Oddly, after we first meet him, he is hardly mentioned for another 100 pages, and this period – when Kerouac is travelling alone – is the most satisfying in the book. Once Cassady is behind the wheel, after a few journeys leaving behind many girlfriends, marriages and abandoned babies in his wake, Kerouac, his prose and our patience all seem to weary of Cassady: we’re beat. Towards the end Kerouac writes, “I was beginning to cross and re-cross towns in America as though I was a travelling salesman.”
There are increasing references to Cassady’s mania: “I suddenly realised that Neal was becoming The Idiot” … “Neal gets crazier every year” … “I knew Neal had gone mad again” … As “Dean Moriarty” in On the Road, Cassady seemed spontaneous, wilful, irresponsible (but great fun at a party). The scroll’s veracity portrays him more as bi-polar, desperate not for company but for medication.
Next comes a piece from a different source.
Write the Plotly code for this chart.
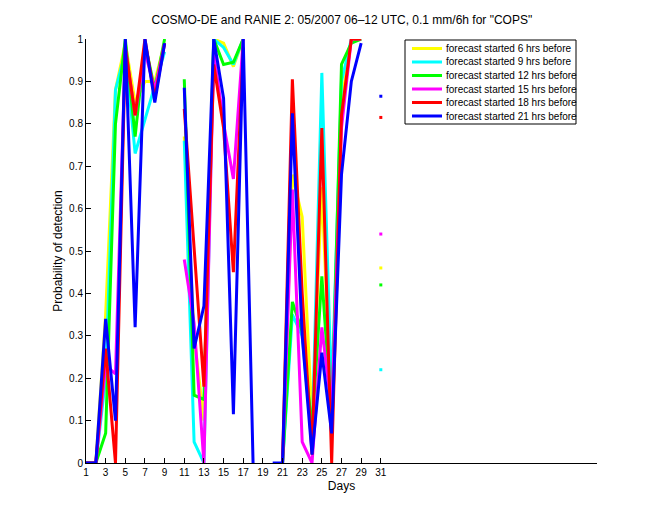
import plotly.graph_objects as go

days = list(range(1, 32))
x_tick_vals = list(range(1, 32, 2))
y_tick_vals = [0, 0.1, 0.2, 0.3, 0.4, 0.5, 0.6, 0.7, 0.8, 0.9, 1]
y_tick_text = ["0", "0.1", "0.2", "0.3", "0.4", "0.5", "0.6", "0.7", "0.8", "0.9", "1"]

N = None
pod_6h = [0, 0, 0.35, 0.88, 0.99, 0.85, 0.90, 0.90, 0.99, N,
          0.77, 0.30, 0.10, 1.0, 0.99, 0.935, 1.0, N, N, N,
          0, 0.68, 0.58, 0.10, 0.65, 0.10, 0.85, 1.0, 1.0, N, 0.46]
pod_9h = [0, 0, 0.20, 0.88, 0.97, 0.73, 0.81, 0.89, 0.97, N,
          0.76, 0.05, 0.0, 1.0, 0.98, 0.94, 1.0, N, N, N,
          0, 0.35, 0.30, 0.05, 0.92, 0.15, 0.90, 1.0, 1.0, N, 0.22]
pod_12h = [0, 0, 0.07, 0.80, 1.0, 0.77, 0.99, 0.88, 1.0, N,
           0.905, 0.16, 0.15, 1.0, 0.94, 0.945, 1.0, N, N, N,
           0, 0.38, 0.31, 0.08, 0.44, 0.10, 0.94, 0.99, 1.0, N, 0.42]
pod_15h = [0, 0, 0.23, 0.21, 0.98, 0.82, 0.97, 0.88, 0.99, N,
           0.48, 0.33, 0.0, 0.97, 0.80, 0.67, 1.0, N, N, N,
           0, 0.645, 0.05, 0.0, 0.32, 0.12, 0.79, 1.0, 1.0, N, 0.54]
pod_18h = [0, 0, 0.27, 0.0, 0.98, 0.82, 1.0, 0.86, 0.99, N,
           0.835, 0.50, 0.18, 0.94, 0.79, 0.45, 0.98, N, N, N,
           0, 0.905, 0.40, 0.02, 0.79, 0.0, 0.82, 1.0, 1.0, N, 0.815]
pod_21h = [0, 0, 0.34, 0.10, 1.0, 0.32, 1.0, 0.85, 0.99, N,
           0.885, 0.27, 0.37, 1.0, 0.86, 0.115, 1.0, 0.0, N, 0.0,
           0.0, 0.825, 0.30, 0.02, 0.26, 0.07, 0.68, 0.90, 0.99, N, 0.865]

series = [
    ("forecast started 6 hrs before", pod_6h, "#ffff00"),
    ("forecast started 9 hrs before", pod_9h, "#00ffff"),
    ("forecast started 12 hrs before", pod_12h, "#00ff00"),
    ("forecast started 15 hrs before", pod_15h, "#ff00ff"),
    ("forecast started 18 hrs before", pod_18h, "#ff0000"),
    ("forecast started 21 hrs before", pod_21h, "#0000ff"),
]

fig = go.Figure()
for name, vals, col in series:
    fig.add_trace(go.Scatter(x=days, y=vals, mode="lines", name=name,
                             line=dict(color=col, width=3), connectgaps=False))
# isolated points (no neighbours) drawn as small dots
for name, vals, col in series:
    xs, ys = [], []
    for i, v in enumerate(vals):
        if v is None:
            continue
        left = vals[i - 1] if i > 0 else None
        right = vals[i + 1] if i < len(vals) - 1 else None
        if left is None and right is None:
            xs.append(days[i]); ys.append(v)
    fig.add_trace(go.Scatter(x=xs, y=ys, mode="markers", showlegend=False,
                             marker=dict(color=col, size=3, symbol="square",
                                         line=dict(width=0))))

# plot area in pixels
L, R, T, B = 86, 597, 39, 463
def px(xp):
    return (xp - L) / (R - L)
def py(yp):
    return (B - yp) / (B - T)

font = "Liberation Sans, Arial, Helvetica, sans-serif"

# hand-drawn legend box (MATLAB style, compact rows)
shapes = [dict(type="rect", xref="paper", yref="paper",
               x0=px(405), x1=px(576), y0=py(124), y1=py(40),
               line=dict(color="black", width=1), fillcolor="white", layer="above")]
annotations = []
row_y0, row_step = 48.5, 13.5
for k, (name, vals, col) in enumerate(series):
    yy = row_y0 + k * row_step
    shapes.append(dict(type="line", xref="paper", yref="paper",
                       x0=px(412), x1=px(442), y0=py(yy), y1=py(yy),
                       line=dict(color=col, width=3), layer="above"))
    annotations.append(dict(text=name, xref="paper", yref="paper",
                            x=px(444), y=py(yy), xanchor="left", yanchor="middle",
                            showarrow=False, font=dict(size=10, family=font)))

fig.update_layout(
    width=660, height=520,
    margin=dict(l=L, r=660 - R, t=T, b=520 - B),
    paper_bgcolor="white", plot_bgcolor="white",
    font=dict(family=font, size=11, color="black"),
    title=dict(text='COSMO-DE and RANIE 2: 05/2007 06\u201312 UTC, 0.1 mm/6h for "COPS"',
               x=0.518, xanchor="center", y=0.962, yanchor="middle",
               font=dict(size=12, family=font)),
    showlegend=False,
    shapes=shapes,
    annotations=annotations,
)
fig.update_xaxes(range=[1, 53], tickvals=x_tick_vals, ticks="inside", ticklen=5,
                 tickcolor="black", showline=True, linecolor="black", linewidth=1,
                 showgrid=False, zeroline=False, title=dict(text="Days", standoff=4,
                 font=dict(size=12)), tickfont=dict(size=10))
fig.update_yaxes(range=[0, 1], tickvals=y_tick_vals, ticktext=y_tick_text,
                 ticks="inside", ticklen=5, tickcolor="black", showline=True,
                 linecolor="black", linewidth=1, showgrid=False, zeroline=False,
                 title=dict(text="Probability of detection", standoff=3,
                            font=dict(size=12)), tickfont=dict(size=10))

fig.write_html("out.html")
Cassady’s next appearance in history was in 1965 behind the wheel of Ken Kesey’s psychedelic bus, tripping across America on LSD. The influence of the Beats is well explained by the images in Mike Evans’s pictorial account, although the text itself is not so much beat as lacking a pulse. Here are quick biographies of the key Beats, plus the pop culture links, all spelt out in iconic pictures: Kesey and Cassady, Ginsberg and Dylan, The Subterraneans and the Velvet Underground, Lenny Bruce and the once-ubiquitous satirical images of beatniks. Even The Flintstones featured an episode that was all goatees, sandals and bongo drums, man. Above: Cassady (right) with Timothy Leary.
The Beat phenomenon inspired almost as many bad novels as great road journeys, but if you feel tempted to read The Scroll itself, get on board. It’s safer than hitchhiking.